Many of the communities visited are also accompanied by FORPP, including the indigenous community of Santa Rosa de Guayacán, forcibly displaced since November 2021. From the shore of the Calima River, as we approach, Santa Rosa de Guayacán appears like any other town in the jungles of the Pacific. But it is enough to stop for a moment by the wharf to understand that this is a ghost town: there are no dogs barking or roosters crowing, nor do children run out to greet visitors, nor are there clothes drying in the sun on the windows. Santa Rosa de Guayacán is a dead town or, better, it is a town from which life has withdrawn.

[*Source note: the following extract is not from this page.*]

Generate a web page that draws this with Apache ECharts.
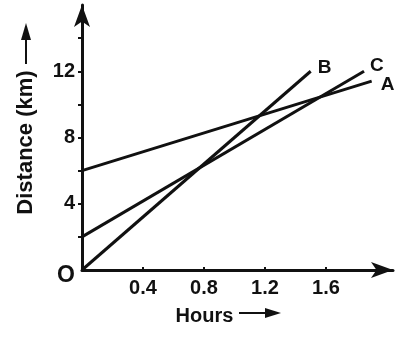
<!DOCTYPE html>
<html><head><meta charset="utf-8">
<script src="https://cdn.jsdelivr.net/npm/echarts@6/dist/echarts.min.js"></script>
<style>html,body{margin:0;padding:0;background:#fff}#c{width:404px;height:338px}</style>
</head><body><div id="c"></div>
<script>
// ---- data ----
const lineNames = ['A', 'B', 'C'];
const aHours = [0, 1.9];
const aDistance = [6, 11.4];
const bHours = [0, 1.5];
const bDistance = [0, 12];
const cHours = [0, 1.85];
const cDistance = [2, 12];
const xTickValues = [0.4, 0.8, 1.2, 1.6];
const xTickLabels = ['0.4', '0.8', '1.2', '1.6'];
const yTickValues = [2, 4, 6, 8, 10, 12, 14];
const yLabelValues = [0, 4, 8, 12];
const yTickLabels = ['O', '4', '8', '12'];
const xAxisTitle = 'Hours';
const yAxisTitle = 'Distance (km)';

const FONT = "'Liberation Sans', Arial, sans-serif";
const INK = '#111';

function pairs(xs, ys) { return xs.map((x, i) => [x, ys[i]]); }
const seriesData = [pairs(aHours, aDistance), pairs(bHours, bDistance), pairs(cHours, cDistance)];
const labelOffsets = [[4, 4], [2, -3], [1, -5]];

const chart = echarts.init(document.getElementById('c'), null, { renderer: 'canvas' });

const near = (a, b) => Math.abs(a - b) < 1e-6;

chart.setOption({
  animation: false,
  backgroundColor: '#fff',
  grid: { left: 82, right: 11, top: 5, bottom: 68, containLabel: false },
  xAxis: {
    type: 'value', min: 0, max: 2.04, interval: 0.4,
    name: xAxisTitle, nameLocation: 'middle', nameGap: 36,
    nameTextStyle: { fontFamily: FONT, fontWeight: 'bold', fontSize: 20, color: INK, padding: [0, 66, 0, 0] },
    axisLine: { show: true, symbol: ['none', 'arrow'], symbolSize: [12, 22], lineStyle: { color: INK, width: 3 } },
    axisTick: { show: true, inside: true, length: 3, customValues: xTickValues, lineStyle: { color: INK, width: 2 } },
    splitLine: { show: false },
    axisLabel: {
      margin: 8, fontFamily: FONT, fontWeight: 'bold', fontSize: 20, color: INK,
      customValues: xTickValues,
      formatter: v => { const i = xTickValues.findIndex(t => near(t, v)); return i >= 0 ? xTickLabels[i] : ''; }
    }
  },
  yAxis: {
    type: 'value', min: 0, max: 16, interval: 2,
    name: yAxisTitle, nameLocation: 'middle', nameGap: 45, nameRotate: 90,
    nameTextStyle: { fontFamily: FONT, fontWeight: 'bold', fontSize: 22, color: INK, padding: [0, 10, 0, 0] },
    axisLine: { show: true, symbol: ['none', 'arrow'], symbolSize: [12, 22], lineStyle: { color: INK, width: 3 } },
    axisTick: { show: true, length: 4, customValues: yTickValues, lineStyle: { color: INK, width: 2 } },
    splitLine: { show: false },
    axisLabel: {
      margin: 7, fontFamily: FONT, fontWeight: 'bold', fontSize: 20, color: INK,
      customValues: yLabelValues,
      formatter: v => {
        const i = yLabelValues.findIndex(t => near(t, v));
        if (i < 0) return '';
        return v === 0 ? '{o|' + yTickLabels[i] + '}' : yTickLabels[i];
      },
      rich: { o: { fontFamily: FONT, fontWeight: 'bold', fontSize: 23, color: INK, padding: [12, 0, 0, 0] } }
    }
  },
  graphic: [
    { type: 'line', shape: { x1: 26, y1: 64, x2: 26, y2: 36 }, style: { stroke: INK, lineWidth: 2 } },
    { type: 'polygon', shape: { points: [[26, 23], [21, 40], [31, 40]] }, style: { fill: INK } },
    { type: 'line', shape: { x1: 239, y1: 313, x2: 268, y2: 313 }, style: { stroke: INK, lineWidth: 2 } },
    { type: 'polygon', shape: { points: [[281, 313], [265, 308], [265, 318]] }, style: { fill: INK } }
  ],
  series: lineNames.map((nm, k) => ({
    type: 'line', name: nm, data: seriesData[k],
    showSymbol: false, symbol: 'none',
    lineStyle: { color: INK, width: 3 },
    endLabel: {
      show: true, formatter: nm, distance: 5, offset: labelOffsets[k],
      fontFamily: FONT, fontWeight: 'bold', fontSize: 19, color: INK
    },
    z: 3
  }))
});
</script>
</body></html>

The houses, which have already begun to lose some of the zinc roof tiles torn off by the wind, have been empty for a year and two months, since the fighting between the National Liberation Army (ELN) and the Gaitanist Self Defense Forces (AGC) forced the 28 Wounaan indigenous families to flee to Buenaventura. Like this one, there are many other communities on the Calima River.
The displacement to temporary urban shelters, says the community, is one of the most painful dramas for the Wounaan people: their children grow up far from the river, some have never seen it. The territory, that concept that encompasses the life, history and beliefs of these communities, has been replaced by the shelter, an unfamiliar and strange place where survival depends on charity, donations or humanitarian aid from agencies and governmental institutions.
The Humanitarian Caravan, part of the agreement reached last December between the ELN and the Government to generate “immediate humanitarian relief”, followed the route of these shelters throughout one of the regions most affected by the confrontation.
The caravan is the first concrete gesture since talks with the ELN began on November 21, 2022. It is also the first time that a mission took place with delegates from the negotiating table to document the human rights situation and advance in a partial agreement on relief in the region.
During the mission, conversations with local communities resulted in several concrete requests, which will be presented at the next round of peace talks that will begin this month in Mexico:
“We want the territory free of armed groups, both illegal and legal, because both have affected our rights,”
one of the community leaders said, and added:
“We want a territory with holistic non-armed security, basic services such as health and education, effective participation during the peace negotiations as victims of the conflict and a permanent accompaniment in the territory”.